Recently, the Toronto Centre for Addiction and Mental Health has conducted a unique survey to find out how many teenagers in the province of Ontario use prescription painkillers, also known as opioids or opiates, for non-medical purposes, or, in other words, to get a drug-related “high“. The results of the survey show that, in addition to alcohol, more and more kids of a high-school age in the province of Ontario, in general, and in Toronto, in particular, choose opioids as their drugs of choice. Furthermore, similar situation with teenage substance abuse is typical for entire Canada.
Frequently misused types of prescription pain medications are pharmaceutical drugs containing morphine, codeine, or oxycodone. They are widely applied in medicine to cure headaches, migraines, arthritis pain, and other medical conditions involving pains and aches. In addition to opiates, Canadian teens also tend to misuse other types of prescription drugs, such as tranquilizers, sedatives, barbiturates, amphetamines, and stimulants. The most popular tranquilizers, usually prescribed to cure panic attacks and reduce stress, include benzodiazepines, such as Valium, and alprazolams, such as Xanax. Prescription stimulants, such as Adderall or Ritalin, and barbiturates, such as Nembutal and Mebaral, are other drugs often taken by high-school students with non-medical purposes.
The Toronto survey is the first of this sort ever conducted in the country. In the past, smaller drug surveys were devoted to the usage of OxyContin, an opioid pain medication, among high-school and college students. Those studies found that only about one percent of students had ever tried the drug. Similar survey conducted in 2005 in the U.S. showed only a slight increase in the non-medical use of prescription drugs among youth: from 4 percent in 2002 to 5.5 percent in 2005 among Grad 12 students.
Unfortunately, the new Toronto survey now reveals that the rate of young people who have used opiate medications to “get stoned” at least once in the past year, is as high as an alarming 21 percent! These troubling results should be a cause for public concern and a wake-up call for governmental and medical officials throughout entire Canada, says manager of the Canadian Centre on Substance Abuse, Doug Beirness.

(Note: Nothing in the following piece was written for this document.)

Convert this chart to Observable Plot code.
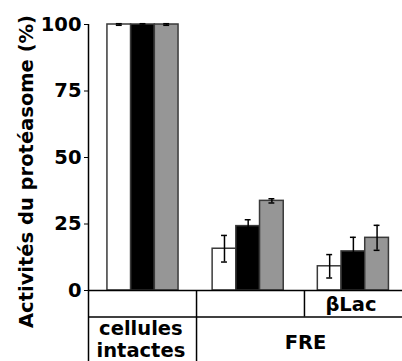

Other studies in the U.S. and Canada looking at the correlates of opioid misuse among teenagers found that 12 to 17 year-olds were more likely to abuse opioids if their families had a lower social and financial status, or if they had already tried illicit drugs. Other "risk factors" included being a female and having "detached" parents.
The new survey also shows that over 75 percent of teenagers get the drugs from their parents or otherwise have an access to the pills at home. These new data should warn Canadian parents to become more attentive to what medications their children may use. As this information has not been on their radar until now, prescription drugs have often been left in places easily accessible for the teens. Armed with the new knowledge, parents should take measures to safeguard home-stored opiate medications so that their children cannot get hold of them.
Additional explanation for such a high percentage of opiates’ misuse among teenagers is that, over the past decade, the non-medical use of prescription pain medication and other addictive pharmaceutical drugs has undergone a dramatic increase among the general population of the country, as well. This connection was confirmed by the Ontario Student Drug Use and Health Survey, which was also conducted in Toronto.
Director at the Centre for Addictions Research of British Columbia says that the recent Toronto survey, most probably, reflects the situation with teenage opiate abuse not only in Ontario, but also in all other provinces of Canada, due to the same degree of drugs availability and similar environmental factors prevailing everywhere in the country.
Information revealed by the survey also shows that a street drug, synthetic stimulant crystal methamphetamine, is also becoming an increasing problem among students in Canada. "Crystal meth" can be produced at home by mixing over-the-counter medications containing ephedrine or pseudoephedrine with other ingredients.
Another negative tendency, although not reflected in large-scale national surveys on drug abuse, is a high percentage of non-medical usage of prescription asthma inhalers among high-school youth. More than nine percent of North American teenagers are estimated to use them on a regular basis to get a narcotic "high". In the U.S., one in every five boys who suffer from asthma and carry prescription inhalers has been approached at least once to trade or sell them.
One more alarming fact is that more and more young people in both Canada and the U.S. tend to drive when they are high on drugs or have consumed alcohol.
Interestingly enough, while the use of alcohol and drugs get progressively higher among Canadian teenagers, their smoking rates show a tendency to decrease. According to a recently released Nova Scotia student drug survey, smoking among high-school students of the province has dropped eight percent since 2002. Comparatively, in Ontario, the rate of smoking among teenagers has dropped three percent since 2005. According to the Canadian Centre on Substance Abuse, overall average smoking rates among teens in Canada continue falling, yet still constitute about 20 percent.
The new Ontario survey will add to all-Canadian statistics on teen drug abuse and will help to shape a youth anti-drug strategy that was announced in the country in October 2007. This $10-million strategy is planned to be implemented within a five-year period and will include an aggressive campaign in mass media and the development of the first national standards for prevention programs - both with the purpose to discourage the use of drugs among Canadian teenagers.